Comenzó a llover. Me ponía triste ver las enredaderas empolvadas, mis pastitos peludos que son base de las jacarandas relativamente amarillos y mis limones no entendiendo tanto sol, tanta aridez y, sobre todo, los esfuerzos de una loca regando a manguera y cantándoles, para no morir juntos sequitos. Pero comenzó a llover.
Llevaba semanas con la maniobra de la cubeta bajo las regaderas para con ello, alborotar helechos y una hiedra que le robo al vecino. Entre que el agua se va a acabar, no se sabe cuándo comienza y llega para quedarse la larguísima y muy esperada temporada de lluvias chilanga y que soy otra señora de las plantas, quería agua, mi cuerpo, mi jardín, mis aceras, mi barranca, mi ciudad, mi pueblo, mi lago, mi vida. Quien quita y lo único que me estaba haciendo falta era agua. Ojalá.
Es divertido explicarle a las visitas lo que significa que en la Ciudad de México llueva por meses. ¿Hay sol?, sí. ¿Pero bueno, están preparados con sombrillas y botas?, no. ¿Llueve todo el día?, no, pero las tormentas son chubascos que parecen interminables que pintan de verde los árboles, los parques, y le regalan aún más caos a esta metrópoli que baila reguetón, come tacos a cualquier hora del día, bebe tequila y se inunda. Pequeños monzones diría, que no nos ponen de mal humor a los que somos de por acá, es más, nos da risa y, siempre, nos mojamos.
Tengo un recuerdo divino de una lluvia larga de gotas gordas e interminables en esos banquitos de la esquina de la muy bien pensada barra de La Docena. Un cocinero extranjero que nadie le avisó que necesitaba chamarra -o que esta ciudad todo lo puede y conquista-, un empresario que me caen bien por mamón, y el chef de casa, -al único que llamo chef y por ello nos respetamos y hacemos pactos-, que me servía cosas que me gustan mucho. Bebimos tequila, chasers de cerveza de esa que les gusta a ellos y no a mí, arreglamos un poco el mundo y llovía torrencialmente. Se firmaron tratados esa tarde, unos permanecen y otros no, pero lo bailado, nadie nos lo quita. Y llovía y llovía.
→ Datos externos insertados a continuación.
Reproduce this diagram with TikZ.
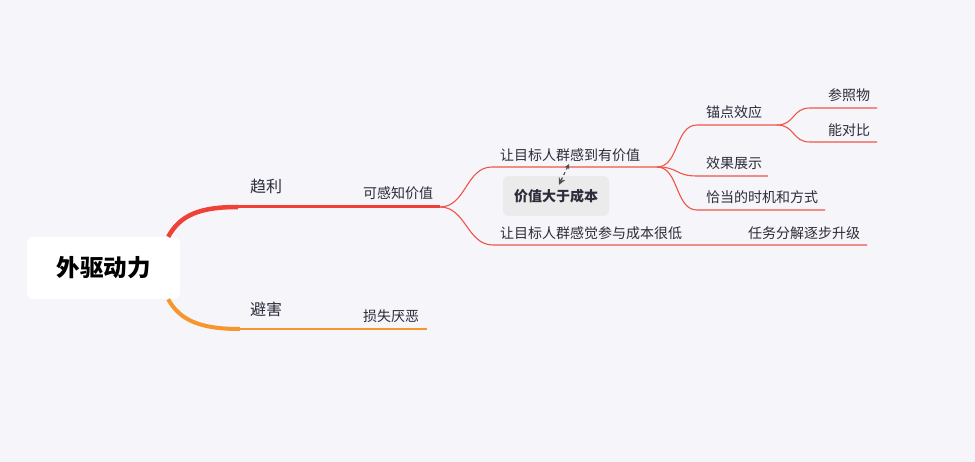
\documentclass[tikz,border=0pt]{standalone}
\usepackage{fontspec}
\setmainfont{Noto Sans CJK SC}
\usetikzlibrary{arrows.meta}

% colours of the map
\definecolor{bgcol}{HTML}{F5F5FA}
\definecolor{txtcol}{HTML}{2C2C3A}
\definecolor{redmain}{HTML}{EF4136}
\definecolor{linered}{HTML}{F0554A}
\definecolor{orangemain}{HTML}{F7962F}
\definecolor{notegray}{HTML}{EBEBEB}

\tikzset{
  topic/.style={anchor=west, inner sep=0pt, text=txtcol, font=\fontsize{14}{16}\selectfont},
  maintopic/.style={topic, font=\fontsize{16}{18}\selectfont},
  subline/.style={draw=linered, line width=1.1pt},
}

\begin{document}
\begin{tikzpicture}[x=1pt,y=-1pt,
  rootbox/.style={fill=white, rounded corners=6pt, minimum width=153pt, minimum height=62pt,
    inner sep=0pt, text=black, font=\fontsize{23.5}{26}\selectfont\bfseries},
  notebox/.style={fill=notegray, rounded corners=6pt, minimum width=106pt, minimum height=40pt,
    inner sep=0pt, text=txtcol, font=\fontsize{14}{16}\selectfont\bfseries},
  relarrow/.style={draw=gray!60!black, dashed, line width=1.2pt,
    {Stealth[length=5pt,width=5pt]}-{Stealth[length=7pt,width=7pt]}}]

% background and size
\fill[bgcol] (0,0) rectangle (975,462);
\useasboundingbox (0,0) rectangle (975,462);

% the root
\node[rootbox] (root) at (103.5,268) {外驱动力};

% ends of the lines under each topic
\coordinate (qlA) at (238,207);
\coordinate (qlB) at (440,207);
\coordinate (bhA) at (240,329);
\coordinate (bhB) at (427,329);
\coordinate (v1A) at (492,167);
\coordinate (v1B) at (657,167);
\coordinate (v2A) at (493,245);
\coordinate (v2B) at (867,245);
\coordinate (m1A) at (697,125);
\coordinate (m1B) at (777,125);
\coordinate (m2A) at (697,176);
\coordinate (m2B) at (768,176);
\coordinate (m3A) at (697,210);
\coordinate (m3B) at (825,210);
\coordinate (r1A) at (810,108);
\coordinate (r1B) at (877,108);
\coordinate (r2A) at (810,142);
\coordinate (r2B) at (877,142);

% main branches
\draw[redmain, line width=4.5pt] ([xshift=-12pt]root.north east) .. controls +(12,-22) and +(-38,0) .. (qlA);
\draw[redmain, line width=3pt] (qlA) -- (qlB);
\draw[orangemain, line width=4pt] ([xshift=-12pt]root.south east) .. controls +(12,22) and +(-38,0) .. (bhA);
\draw[orangemain, line width=2.2pt] (bhA) -- (bhB);

% sub branches
\draw[subline] (qlB) .. controls +(26,0) and +(-26,0) .. (v1A) -- (v1B);
\draw[subline] (qlB) .. controls +(26,0) and +(-26,0) .. (v2A) -- (v2B);
\draw[subline] (v1B) .. controls +(22,0) and +(-22,0) .. (m1A) -- (m1B);
\draw[subline] (v1B) .. controls +(22,0) and +(-22,0) .. (m2A) -- (m2B);
\draw[subline] (v1B) .. controls +(22,0) and +(-22,0) .. (m3A) -- (m3B);
\draw[subline] (m1B) .. controls +(18,0) and +(-18,0) .. (r1A) -- (r1B);
\draw[subline] (m1B) .. controls +(18,0) and +(-18,0) .. (r2A) -- (r2B);

% labels
\node[maintopic] (qlText) at (250,186) {趋利};
\node[maintopic] (bhText) at (250,309) {避害};
\node[topic] (kgText) at (363,193) {可感知价值};
\node[topic] (ssText) at (363,316) {损失厌恶};
\node[topic] (v1Text) at (500,155) {让目标人群感到有价值};
\node[topic] (v2Text) at (500,233) {让目标人群感觉参与成本很低};
\node[topic] (rwText) at (748,233) {任务分解逐步升级};
\node[topic] (m1Text) at (706,112) {锚点效应};
\node[topic] (m2Text) at (706,163) {效果展示};
\node[topic] (m3Text) at (706,197) {恰当的时机和方式};
\node[topic] (r1Text) at (828,95) {参照物};
\node[topic] (r2Text) at (828,130) {能对比};

% the note and its link
\node[notebox] (note) at (556,196) {价值大于成本};
\coordinate (relS) at (569,164);
\draw[relarrow] (relS) -- ([shift={(3,9)}]note.north);
\end{tikzpicture}
\end{document}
Como arte de magia brotan mis manzanas cuando empieza a llover. Son feítas, pero son las más dulces y pienso hacer apfelstrudel, mi crumble de manzana que fascina, -ambos con creme fraiche-, algo de gazpacho -la receta que hacemos en casa lleva una manzana-, y quizá un pollo tapado de ese que hacen en Colima. Insisto, todo con lluvia, con ríos por las calles, con música, con nostalgia, con sonrisa.
A ver si esta temporada de lluvias le da suficiente gozadera a la enredadera que veo desde mi cama, le falta un empujoncito. A ver si estas lluvias que comenzaron en abril y terminarán en noviembre limpian la barranca, sin duda habrá más patos, se reproducirán los lirios y, ahora sí, con miedo, pero me adentraré a ver de qué especie son esas aves migratorias que cuidan mi casa con las ranas, todas las noches. A ver si estas lluvias purifican lo que haya que purificar. A ver si estas lluvias nos llenan de lo que en japonés llaman “henko”: cambio profundo y trasformador del que no hay retorno al estado inicial. Qué belleza que llueva como llueve en mi ciudad.